**Exercise instructions**
Filter the entries below, keeping every line that has the word "this".

•••••

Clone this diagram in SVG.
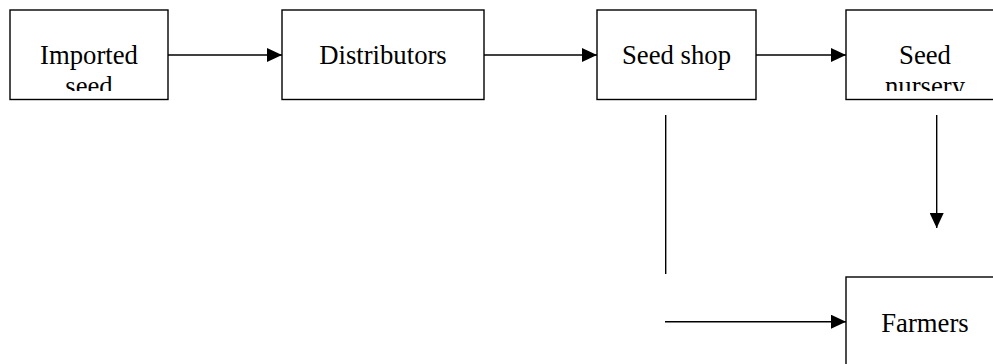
<svg xmlns="http://www.w3.org/2000/svg" width="993" height="364" viewBox="0 0 993 364">
  <style>
    .box { fill: #ffffff; stroke: #000000; stroke-width: 1.4; }
    .label { font-family: "Liberation Serif", "Times New Roman", serif; font-size: 26.7px; fill: #000000; text-anchor: middle; }
    .link { fill: none; stroke: #000000; stroke-width: 1.4; }
  </style>
  <defs>
    <marker id="arrow" markerWidth="15" markerHeight="14" refX="15" refY="7" orient="auto" markerUnits="userSpaceOnUse">
      <path d="M0,0 L15,7 L0,14 Z" fill="#000000"/>
    </marker>
    <!-- inner text areas: second lines are cut off by the frame -->
    <clipPath id="clip-imported"><rect x="10" y="10" width="158" height="81"/></clipPath>
    <clipPath id="clip-nursery"><rect x="846" y="10" width="158" height="81"/></clipPath>
  </defs>
  <rect width="993" height="364" fill="#ffffff"/>

  <g id="imported-seed">
    <rect class="box" x="10" y="10" width="158" height="89.5"/>
    <g clip-path="url(#clip-imported)">
      <text class="label" x="89" y="64">Imported</text>
      <text class="label" x="89" y="95">seed</text>
    </g>
  </g>

  <g id="distributors">
    <rect class="box" x="282" y="10" width="202" height="89.5"/>
    <text class="label" x="383" y="64">Distributors</text>
  </g>

  <g id="seed-shop">
    <rect class="box" x="597" y="10" width="159" height="89.5"/>
    <text class="label" x="676.5" y="64">Seed shop</text>
  </g>

  <g id="seed-nursery">
    <rect class="box" x="846" y="10" width="158" height="89.5"/>
    <g clip-path="url(#clip-nursery)">
      <text class="label" x="925" y="64">Seed</text>
      <text class="label" x="925" y="95">nursery</text>
    </g>
  </g>

  <g id="farmers">
    <rect class="box" x="846" y="277" width="158" height="100"/>
    <text class="label" x="925" y="332">Farmers</text>
  </g>

  <g id="connectors">
    <line class="link" x1="168" y1="55" x2="282" y2="55" marker-end="url(#arrow)"/>
    <line class="link" x1="484" y1="55" x2="597" y2="55" marker-end="url(#arrow)"/>
    <line class="link" x1="756" y1="55" x2="846" y2="55" marker-end="url(#arrow)"/>
    <line class="link" x1="665.7" y1="115" x2="665.7" y2="274"/>
    <line class="link" x1="665" y1="321.7" x2="846" y2="321.7" marker-end="url(#arrow)"/>
    <line class="link" x1="936.7" y1="115" x2="936.7" y2="228" marker-end="url(#arrow)"/>
  </g>
</svg>
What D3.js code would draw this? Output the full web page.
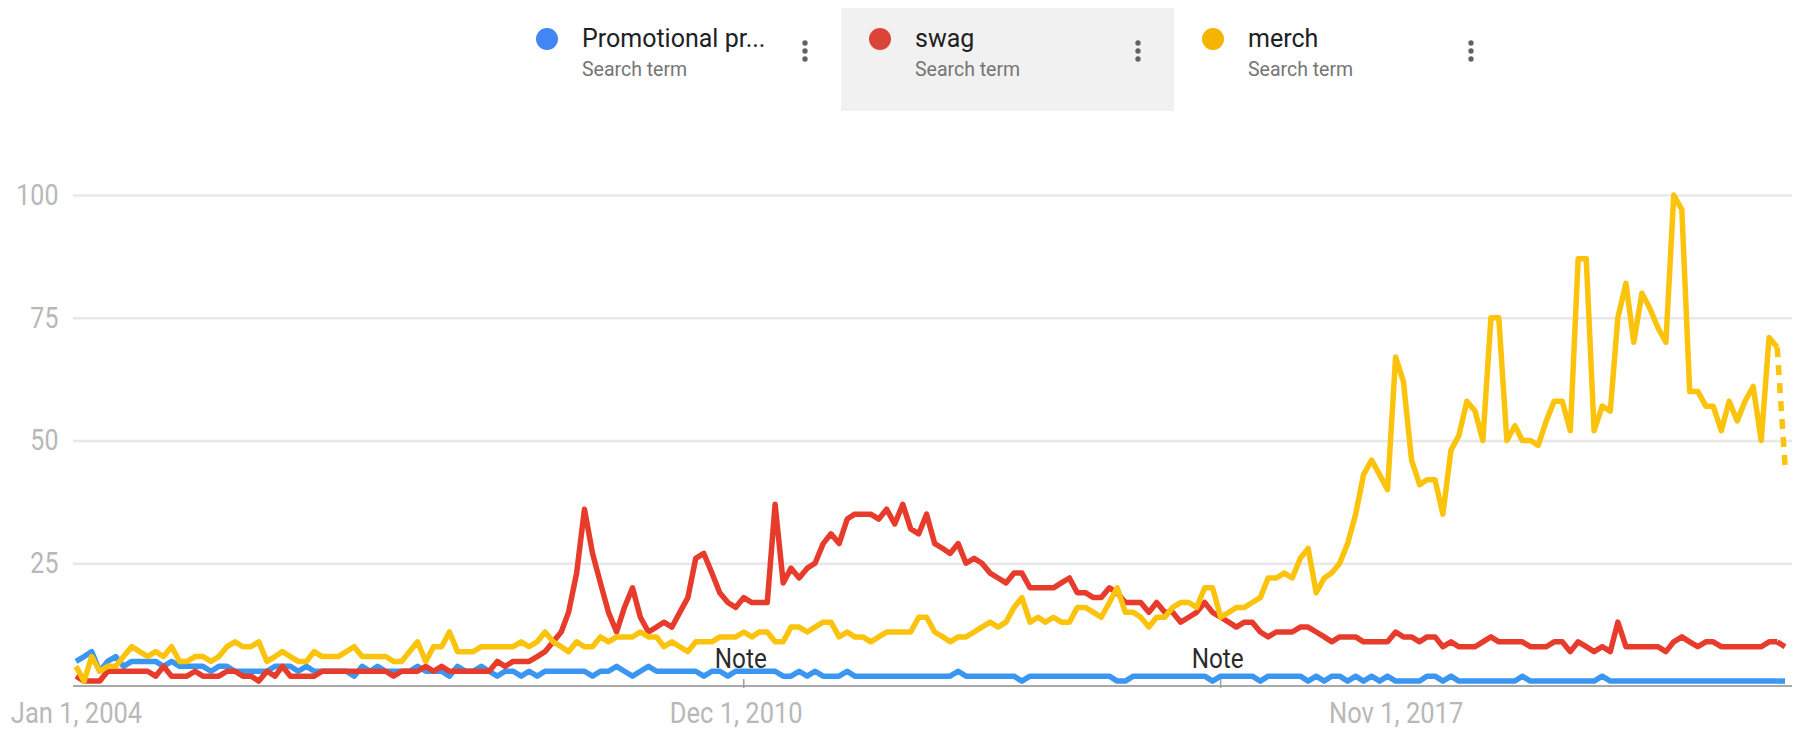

•••••

**Written reply**
Clone this diagram in SVG.
What D3.js code would draw this? Output the full web page.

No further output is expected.